La alarma suscitada por la crisis de los 15 militares británicos retenidos por el Gobierno iraní desde hace 10 días va en aumento y se aleja de un desenlace sin grandes costes. El ataque que sufrió ayer la Embajada del Reino Unido en Teherán, compendio del talante con el que enfrentan la situación los sectores más duros del régimen de los ayatolás, y las baladronadas del presidente Mahmud Ahmadineyad alimentan los peores presagios en igual o mayor medida que el bloqueo diplomático y las exigencias apremiantes del presidente Bush.

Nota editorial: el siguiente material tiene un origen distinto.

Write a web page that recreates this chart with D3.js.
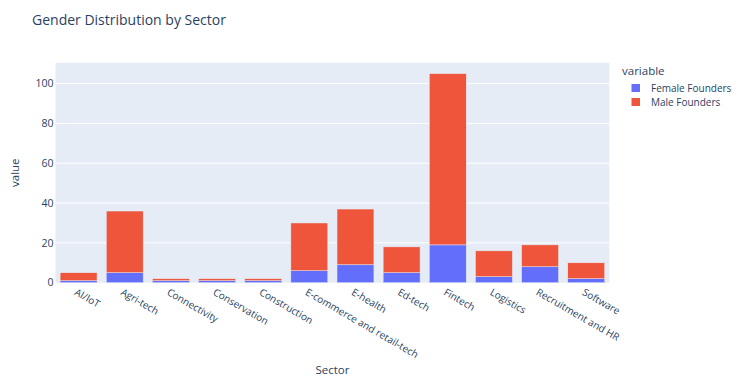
<!DOCTYPE html>
<html><head><meta charset="utf-8">
<script src="https://cdn.jsdelivr.net/npm/d3@7"></script>
<style>body{margin:0;background:#fff;} text{font-family:"Open Sans",Verdana,Arial,sans-serif;}</style>
</head><body>
<svg id="c" width="750" height="378"></svg>
<script>
const categories = ["AI/IoT","Agri-tech","Connectivity","Conservation","Construction","E-commerce and retail-tech","E-health","Ed-tech","Fintech","Logistics","Recruitment and HR","Software"];
const femaleFounders = [1,5,1,1,1,6,9,5,19,3,8,2];
const maleFounders = [4,31,1,1,1,24,28,13,86,13,11,8];
const seriesNames = ["Female Founders","Male Founders"];
const yTicks = [0,20,40,60,80,100];
const colors = ["#636efa","#EF553B"];

const svg = d3.select("#c");
const m = {l:55.5, t:62.7, w:553.8, h:220};
const x = d3.scaleBand().domain(categories).range([m.l, m.l+m.w]).paddingInner(0.2).paddingOuter(0.1);
const y = d3.scaleLinear().domain([0,110.5]).range([m.t+m.h, m.t]);
const txt = "#2a3f5f";

svg.append("rect").attr("x",m.l).attr("y",m.t).attr("width",m.w).attr("height",m.h).attr("fill","#E5ECF6");
svg.append("g").selectAll("line").data(yTicks.filter(d=>d>0)).join("line")
  .attr("x1",m.l).attr("x2",m.l+m.w).attr("y1",d=>y(d)).attr("y2",d=>y(d))
  .attr("stroke","#fff").attr("stroke-width",1);

const data = categories.map((c,i)=>({cat:c, f:femaleFounders[i], m:maleFounders[i]}));
const stack = d3.stack().keys(["f","m"])(data);
svg.append("g").selectAll("g").data(stack).join("g").attr("fill",(d,i)=>colors[i])
  .selectAll("rect").data(d=>d).join("rect")
  .attr("x",d=>x(d.data.cat)).attr("width",x.bandwidth())
  .attr("y",d=>y(d[1])).attr("height",d=>y(d[0])-y(d[1]))
  .attr("stroke","#E5ECF6").attr("stroke-width",0.5);

svg.append("g").selectAll("text").data(yTicks).join("text")
  .attr("x",m.l-2).attr("y",d=>y(d)).attr("dy","0.35em").attr("text-anchor","end")
  .attr("font-size",10.5).attr("fill",txt).text(d=>d);

svg.append("g").selectAll("text").data(categories).join("text")
  .attr("transform",d=>`translate(${x(d)+x.bandwidth()/2-1},${m.t+m.h+5}) rotate(30)`)
  .attr("dy","0.75em").attr("text-anchor","start")
  .attr("font-size",10).attr("fill",txt).text(d=>d);

svg.append("text").attr("x",32).attr("y",25).attr("font-size",14).attr("fill",txt).text("Gender Distribution by Sector");
svg.append("text").attr("transform",`translate(19,${m.t+m.h/2}) rotate(-90)`).attr("text-anchor","middle")
  .attr("font-size",11.5).attr("fill",txt).text("value");
svg.append("text").attr("x",m.l+m.w/2).attr("y",374).attr("text-anchor","middle")
  .attr("font-size",11.5).attr("fill",txt).text("Sector");

const lg = svg.append("g");
lg.append("text").attr("x",622).attr("y",75).attr("font-size",11.5).attr("fill",txt).text("variable");
seriesNames.forEach((s,i)=>{
  const yy = 88 + i*14;
  lg.append("rect").attr("x",631.5).attr("y",yy-4).attr("width",8.5).attr("height",8).attr("fill",colors[i]);
  lg.append("text").attr("x",651).attr("y",yy).attr("dy","0.35em").attr("font-size",10).attr("fill",txt).text(s);
});
</script>
</body></html>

Aunque las circunstancias son bien distintas a las de noviembre de 1979, cuando 52 norteamericanos fueron tomados como rehenes por la recién fundada república islámica y permanecieron allí 444 días, los agitadores profesionales y los partidarios de aplicar a Irán la política del gran garrote han empezado a invocar los fantasmas del pasado. Juega a su favor la desconfianza mayoritaria hacia Irán y su decisión de contar con un programa nuclear propio, pero tienen en contra la conversión reciente al realismo de la diplomacia estadounidense y la catástrofe iraquí, más incontrolable a cada día que pasa. La prudencia de las organizaciones internacionales --ONU, OTAN y UE-- pone al descubierto que, en la crisis en curso, son mayoría quienes piensan que un error de cálculo puede tener consecuencias imprevisibles. Y aunque la negociación puede entrañar costes políticos para el Gobierno británico y, en menor medida, para la desgastada Administración de Bush, optar por otra vía equivaldría a degradar aún más las relaciones de Occidente con una parte cada vez mayor del mundo islámico.